Did you love BBC’s Sherlock, starring Benedict Cumberbatch? What if we tell you that an unaired pilot was better?
BBC’s Sherlock, starring Benedict Cumberbatch, has arguably been one of the best and most convincing take-ups on Sherlock Holmes. The production value, props, and tactics, and the sleek performance of Cumberbatch made Sherlock an impressive true-detective drama. Consider this: What you saw was possibly not the best of their efforts? A silly mistake almost ruined what could have been the most perfect adaptation of Sherlock Holmes.
- Did BBC ruin Sherlock, starring Benedict Cumberbatch?
- Redoing A Study in Pink.
- Stretching the 60-minute story to 90 minutes.
Did BBC ruin Sherlock?
Sherlock Holmes, the fictional private detective created by Sir Arthur Conan Doyle, is one of the most-adapted characters on screen. Among the many, we love two adaptations. The Sherlock Holmes movie series starring Robert Downey Jr. is cinematically appealing. The Benedict Cumberbatch starrer on BBC is arguably one of the best portrayals of Sherlock himself.
The show debuted in July 2010 and is currently running at 4 seasons, with a fifth in the making. BBC made a few mistakes an one of them was the decision to redo the pilot.
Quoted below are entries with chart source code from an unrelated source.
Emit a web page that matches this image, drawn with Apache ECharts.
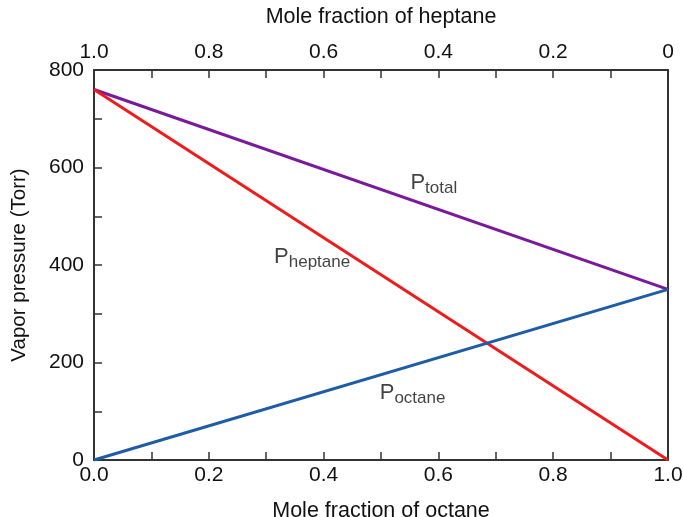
<!DOCTYPE html>
<html><head><meta charset="utf-8">
<script src="https://cdn.jsdelivr.net/npm/echarts@6/dist/echarts.min.js"></script>
<style>html,body{margin:0;padding:0;background:#fff}#c{width:683px;height:517px}</style>
</head><body><div id="c"></div>
<script>
// Mole fraction of octane (bottom axis)
const xOctane = [0.0, 1.0];
const pHeptane = [760, 0];
const pOctane = [0, 350];
const pTotal = [760, 350];
// annotation positions (data space)
const labelTotal = [0.592, 568];
const labelHeptane = [0.38, 416];
const labelOctane = [0.555, 137];

const FONT = 'Liberation Sans';
const axisColor = '#333';
const textColor = '#111';

function pairs(xs, ys){ return xs.map((x,i)=>[x, ys[i]]); }
function tenthFmt(v){
  const k = Math.round(v*10);
  if (k % 2 !== 0) return '';
  return (k/10).toFixed(1);
}
const chart = echarts.init(document.getElementById('c'));
const rich = {
  p:{fontFamily:FONT,fontSize:22,color:textColor},
  s:{fontFamily:FONT,fontSize:17,color:textColor,padding:[10,0,0,0]}
};
function annot(name, sub, pos){
  return {
    type:'scatter', xAxisIndex:0, yAxisIndex:0, symbolSize:0, silent:true,
    data:[pos],
    label:{show:true, position:'inside', formatter:'{p|'+name+'}{s|'+sub+'}', rich:rich}
  };
}
chart.setOption({
  animation:false,
  backgroundColor:'#fff',
  grid:{left:94, right:15, top:70, bottom:57, outerBoundsMode:'none', containLabel:false},
  xAxis:[
    {type:'value', min:0, max:1, interval:0.1, position:'bottom',
     name:'Mole fraction of octane', nameLocation:'middle', nameGap:40,
     nameTextStyle:{fontFamily:FONT,fontSize:21.5,color:textColor},
     axisLine:{onZero:false,lineStyle:{color:axisColor,width:2}},
     axisTick:{inside:true,length:8,lineStyle:{color:axisColor,width:1.5}},
     axisLabel:{formatter:tenthFmt,fontFamily:FONT,fontSize:21,color:textColor,margin:5,showMinLabel:true,showMaxLabel:true},
     splitLine:{show:false}},
    {type:'value', min:0, max:1, interval:0.1, position:'top', inverse:true,
     name:'Mole fraction of heptane', nameLocation:'middle', nameGap:42,
     nameTextStyle:{fontFamily:FONT,fontSize:21.5,color:textColor},
     axisLine:{onZero:false,lineStyle:{color:axisColor,width:2}},
     axisTick:{inside:true,length:8,lineStyle:{color:axisColor,width:1.5}},
     axisLabel:{formatter:function(v){ if (Math.round(v*10)===0) return '0'; return tenthFmt(v);},fontFamily:FONT,fontSize:21,color:textColor,margin:7,showMinLabel:true,showMaxLabel:true},
     splitLine:{show:false}},
  ],
  yAxis:[
    {type:'value', min:0, max:800, interval:100, position:'left',
     name:'Vapor pressure (Torr)', nameLocation:'middle', nameGap:64, nameRotate:90,
     nameTextStyle:{fontFamily:FONT,fontSize:20.5,color:textColor},
     axisLine:{show:true,onZero:false,lineStyle:{color:axisColor,width:2}},
     axisTick:{inside:true,length:8,lineStyle:{color:axisColor,width:1.5}},
     axisLabel:{formatter:function(v){return (Math.round(v)%200===0)?String(Math.round(v)):'';},fontFamily:FONT,fontSize:21,color:textColor,margin:10},
     splitLine:{show:false}},
    {type:'value', min:0, max:800, interval:100, position:'right',
     axisLine:{show:true,onZero:false,lineStyle:{color:axisColor,width:2}},
     axisTick:{show:false}, axisLabel:{show:false}, splitLine:{show:false}}
  ],
  series:[
    {type:'line', name:'Ptotal', data:pairs(xOctane,pTotal), symbol:'none', lineStyle:{color:'#7a1a9a',width:3}},
    {type:'line', name:'Pheptane', data:pairs(xOctane,pHeptane), symbol:'none', lineStyle:{color:'#ee1c1c',width:3}},
    {type:'line', name:'Poctane', data:pairs(xOctane,pOctane), symbol:'none', lineStyle:{color:'#1f5ca8',width:3}},
    annot('P','total',labelTotal),
    annot('P','heptane',labelHeptane),
    annot('P','octane',labelOctane)
  ]
});
</script></body></html>
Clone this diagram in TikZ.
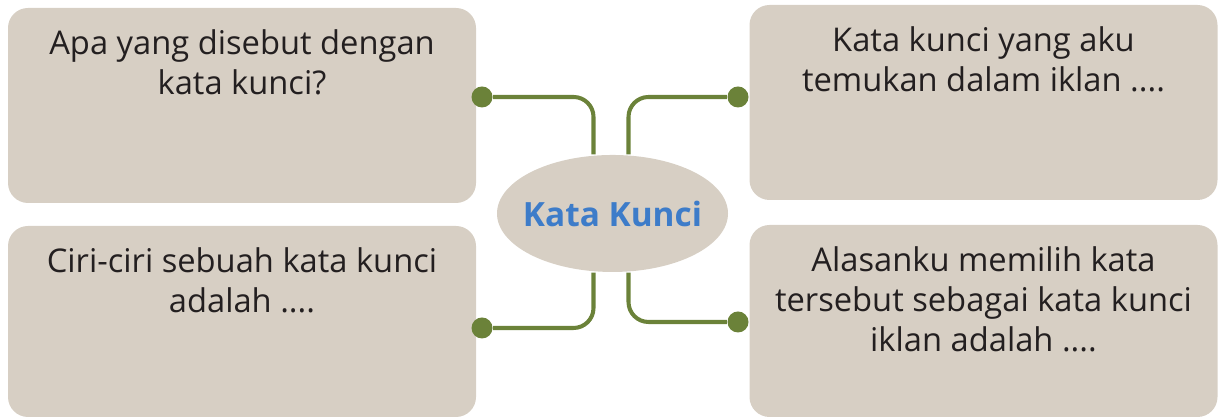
\documentclass[tikz,border=0pt]{standalone}
\usepackage{fontspec}
\setmainfont{Open Sans}
\usetikzlibrary{shapes.geometric,positioning}
\definecolor{cardfill}{HTML}{D7CFC4}
\definecolor{linkgreen}{HTML}{6B8239}
\definecolor{hubblue}{HTML}{3D7CC9}
\definecolor{inkdark}{HTML}{231F20}

\begin{document}
\begin{tikzpicture}[card/.style = {fill=cardfill, rounded corners=2mm, minimum width=4.68cm, inner sep=0pt}, cardtext/.style = {inner sep=0pt, align=center, text=inkdark, font=\fontsize{9.3}{11.4}\selectfont}, hub/.style = {ellipse, fill=cardfill, inner sep=0pt, minimum width=2.31cm, minimum height=1.17cm, text=hubblue, font=\fontsize{9.5}{11}\selectfont\bfseries}, joint/.style = {circle, fill=linkgreen, minimum size=2.1mm, inner sep=0pt}, link/.style = {draw=linkgreen, line width=1.15pt, rounded corners=2mm}]

    \useasboundingbox (0,0) rectangle (12.27,4.17);

    % cards
    \node[card, minimum height=1.95cm] (tl) at (2.42,3.115) {};
    \node[card, minimum height=1.95cm] (tr) at (9.835,3.145) {};
    \node[card, minimum height=1.91cm] (bl) at (2.42,0.955) {};
    \node[card, minimum height=1.92cm] (br) at (9.835,0.96) {};

    \node[cardtext, below=2.2mm of tl.north] (tltext) {Apa yang disebut dengan\\kata kunci?};
    \node[cardtext, below=2.2mm of tr.north] (trtext) {Kata kunci yang aku\\temukan dalam iklan ....};
    \node[cardtext, below=2.2mm of bl.north] (bltext) {Ciri-ciri sebuah kata kunci\\adalah ....};
    \node[cardtext, below=2.2mm of br.north] (brtext) {Alasanku memilih kata\\tersebut sebagai kata kunci\\iklan adalah ....};

    % centre
    \node[hub] (kunci) at (6.125,2.035) {\makebox[0pt]{Kata Kunci}};

    % links
    \node[joint] (tlj) at (4.82,3.20) {};
    \node[joint] (trj) at (7.38,3.20) {};
    \node[joint] (blj) at (4.82,0.89) {};
    \node[joint] (brj) at (7.38,0.95) {};

    \draw[link] (tlj) -| ([xshift=-1.9mm]kunci.north);
    \draw[link] (trj) -| ([xshift=1.6mm]kunci.north);
    \draw[link] (blj) -| ([xshift=-1.9mm]kunci.south);
    \draw[link] (brj) -| ([xshift=1.6mm]kunci.south);

    \end{tikzpicture}
\end{document}
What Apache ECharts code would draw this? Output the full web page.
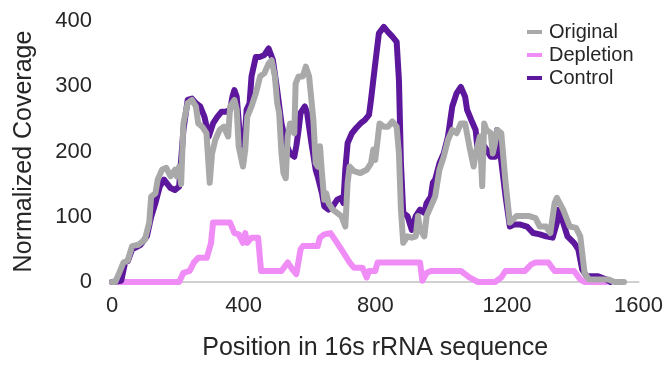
<!DOCTYPE html>
<html>
<head>
<meta charset="utf-8">
<script src="https://cdn.jsdelivr.net/npm/echarts@6/dist/echarts.min.js"></script>
<style>
  html, body { margin: 0; padding: 0; background: #fff; }
  #chart { width: 666px; height: 366px; }
</style>
</head>
<body>
<div id="chart"></div>
<script>
// positions along the 16s rRNA sequence and coverage values
const controlPos = [0, 28, 40, 48, 61, 87, 106, 119, 132, 145, 158, 178, 191, 204, 210, 217, 230, 243, 255, 268, 281, 294, 307, 320, 333, 346, 359, 366, 372, 379, 392, 398, 409, 418, 424, 437, 450, 463, 476, 482, 489, 502, 515, 528, 541, 554, 560, 567, 573, 586, 593, 606, 619, 625, 638, 645, 658, 671, 684, 697, 703, 709, 716, 729, 742, 755, 768, 781, 787, 800, 811, 826, 839, 852, 865, 872, 878, 885, 898, 911, 923, 936, 949, 956, 969, 975, 982, 995, 1008, 1021, 1034, 1047, 1060, 1073, 1079, 1092, 1105, 1112, 1125, 1138, 1151, 1164, 1170, 1180, 1196, 1209, 1222, 1241, 1261, 1280, 1300, 1319, 1339, 1352, 1358, 1371, 1384, 1404, 1417, 1429, 1442, 1475, 1501, 1514];
const controlVal = [0, 2, 30, 32, 50, 57, 70, 100, 121, 146, 157, 144, 141, 146, 143, 233, 279, 281, 274, 269, 253, 223, 243, 253, 261, 261, 264, 284, 294, 284, 203, 182, 264, 274, 315, 345, 345, 348, 358, 360, 340, 294, 243, 213, 197, 192, 208, 233, 259, 269, 259, 213, 172, 162, 136, 116, 111, 116, 126, 129, 121, 172, 213, 228, 236, 243, 248, 256, 279, 335, 381, 391, 383, 376, 368, 309, 182, 106, 101, 80, 101, 111, 106, 121, 131, 152, 157, 182, 197, 223, 269, 289, 299, 284, 264, 248, 233, 197, 213, 203, 192, 192, 233, 197, 131, 85, 88, 88, 85, 75, 73, 70, 68, 91, 111, 91, 70, 60, 50, 19, 9, 9, 4, 0];

const originalPos = [0, 10, 22, 35, 48, 61, 80, 100, 113, 119, 132, 139, 152, 165, 178, 191, 197, 204, 210, 217, 230, 243, 255, 262, 274, 287, 297, 304, 314, 327, 340, 353, 359, 372, 379, 385, 398, 405, 411, 424, 437, 450, 463, 476, 485, 495, 502, 508, 515, 521, 528, 534, 541, 547, 554, 558, 567, 580, 589, 599, 612, 619, 625, 632, 638, 645, 651, 658, 671, 684, 697, 709, 716, 722, 735, 755, 774, 787, 794, 800, 813, 826, 839, 852, 865, 872, 878, 885, 898, 911, 923, 930, 936, 949, 956, 969, 982, 995, 1008, 1021, 1034, 1047, 1060, 1073, 1086, 1099, 1105, 1118, 1125, 1131, 1138, 1151, 1157, 1164, 1170, 1183, 1196, 1209, 1229, 1248, 1268, 1287, 1300, 1319, 1332, 1345, 1352, 1371, 1391, 1410, 1423, 1436, 1449, 1488, 1508, 1527, 1556];
const originalVal = [0, 0, 14, 30, 33, 55, 57, 65, 91, 131, 136, 157, 172, 175, 162, 172, 162, 177, 150, 243, 274, 279, 269, 243, 238, 228, 152, 197, 218, 233, 238, 223, 269, 279, 264, 208, 177, 203, 253, 269, 289, 315, 320, 335, 340, 315, 274, 259, 197, 167, 159, 223, 243, 233, 228, 304, 315, 315, 330, 315, 248, 182, 177, 208, 167, 126, 136, 121, 111, 106, 101, 85, 152, 177, 170, 167, 172, 182, 203, 187, 243, 238, 238, 246, 238, 197, 111, 60, 70, 68, 70, 101, 80, 70, 101, 116, 131, 172, 192, 218, 233, 228, 243, 243, 208, 177, 197, 223, 147, 243, 233, 228, 197, 213, 233, 228, 152, 91, 101, 101, 101, 98, 85, 85, 75, 121, 129, 111, 85, 83, 70, 14, 4, 4, 4, 0, 0];

const depletionPos = [0, 204, 217, 236, 249, 262, 288, 301, 307, 359, 372, 385, 398, 405, 411, 424, 444, 453, 515, 534, 547, 560, 573, 580, 625, 632, 645, 664, 684, 697, 722, 735, 761, 774, 781, 800, 807, 923, 936, 943, 956, 969, 1060, 1086, 1112, 1164, 1183, 1196, 1255, 1274, 1287, 1326, 1345, 1404, 1423, 1436, 1501];
const depletionVal = [0, 0, 14, 17, 30, 37, 37, 60, 91, 91, 75, 73, 60, 75, 60, 68, 68, 17, 17, 30, 20, 12, 50, 55, 55, 68, 73, 75, 60, 50, 30, 22, 22, 7, 17, 17, 30, 30, 30, 2, 14, 17, 17, 7, 0, 0, 7, 17, 17, 27, 30, 30, 17, 17, 4, 0, 0];

const xTicks = [0, 400, 800, 1200, 1600];
const yTicks = [0, 100, 200, 300, 400];

const pairs = (xs, ys) => xs.map((x, i) => [x, ys[i]]);

const FONT = 'Liberation Sans';
const TEXT = '#262626';

const lineSeries = (name, color, xs, ys) => ({
    name: name,
    type: 'line',
    data: pairs(xs, ys),
    showSymbol: false,
    symbol: 'none',
    smooth: false,
    lineStyle: { color: color, width: 6, cap: 'round', join: 'round' },
    itemStyle: { color: color },
    emphasis: { disabled: true }
});

const chart = echarts.init(document.getElementById('chart'));

chart.setOption({
    backgroundColor: '#ffffff',
    animation: false,
    grid: { left: 112, right: 26, top: 21, bottom: 80, containLabel: false },
    legend: {
        orient: 'vertical',
        left: 522,
        top: 17,
        itemGap: 3,
        itemWidth: 15,
        itemHeight: 4,
        icon: 'rect',
        data: ['Original', 'Depletion', 'Control'],
        textStyle: { fontFamily: FONT, fontSize: 20, color: TEXT, lineHeight: 20, padding: [0, 0, 0, 2] }
    },
    xAxis: {
        type: 'value',
        min: xTicks[0],
        max: xTicks[xTicks.length - 1],
        interval: 400,
        name: 'Position in 16s rRNA sequence',
        nameLocation: 'middle',
        nameGap: 54,
        nameTextStyle: { fontFamily: FONT, fontSize: 25, color: TEXT },
        axisLine: { show: true, onZero: false, lineStyle: { color: '#d0d0d0', width: 2 } },
        axisTick: { show: false },
        splitLine: { show: false },
        axisLabel: { fontFamily: FONT, fontSize: 22, color: TEXT, margin: 13, formatter: v => String(v) }
    },
    yAxis: {
        type: 'value',
        min: yTicks[0],
        max: yTicks[yTicks.length - 1],
        interval: 100,
        name: 'Normalized Coverage',
        nameLocation: 'middle',
        nameGap: 75,
        nameTextStyle: { fontFamily: FONT, fontSize: 25, color: TEXT },
        axisLine: { show: false },
        axisTick: { show: false },
        splitLine: { show: false },
        axisLabel: { fontFamily: FONT, fontSize: 22, color: TEXT, margin: 20 }
    },
    series: [
        lineSeries('Depletion', '#f08cf6', depletionPos, depletionVal),
        lineSeries('Control', '#5c179c', controlPos, controlVal),
        lineSeries('Original', '#a9a9a9', originalPos, originalVal)
    ]
});
</script>
</body>
</html>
Which Sherlock Holmes Are You? (Quiz)
Redoing A Study in Pink.
Turns out, BBC got the pilot to Sherlock made twice. It shot A Study in Pink, the first episode in season 1, twice. BBC rejected the first one for a number of reasons. They did not think it was fancy enough, and according to them, it did not set the mood for several seasons. The redone pilot, directed by Paul McGuigan, had aesthetic and visual appeal. It had flashbacks of John Watson’s (Martin Freeman) story and several techniques that were later established as the show’s signature style.
Stretching a 60-minute story to 90 minutes.
A Study in Pink was long and boring. BBC didn’t like a short-haired Cumberbatch, but stretching a 60-minute story to a 90 was a bit much.
The unaired pilot was a 60-minute episode, quicker, to the point, and well suited with Sherlock’s style. BBC had a streaming pattern in mind. If you watched both pilots, you know that the second one looks more rounded, but there is no change in the story. The extended running time came just because of the props and tropes that BBC needed to run more seasons.
The final showdown
The final showdown in the aired pilot looked nicer with Sherlock and Watson running endlessly after a suspect, and ending up at a place where Sherlock talked as if he was in a chat show. The unaired pilot’s showdown was effective as it was thrilling, felt real, quicker, and smarter.
Extending the pilot was a mistake and this became a standard for all episodes. What could have been a perfect show ended up being a stretched-out and slow storytelling device.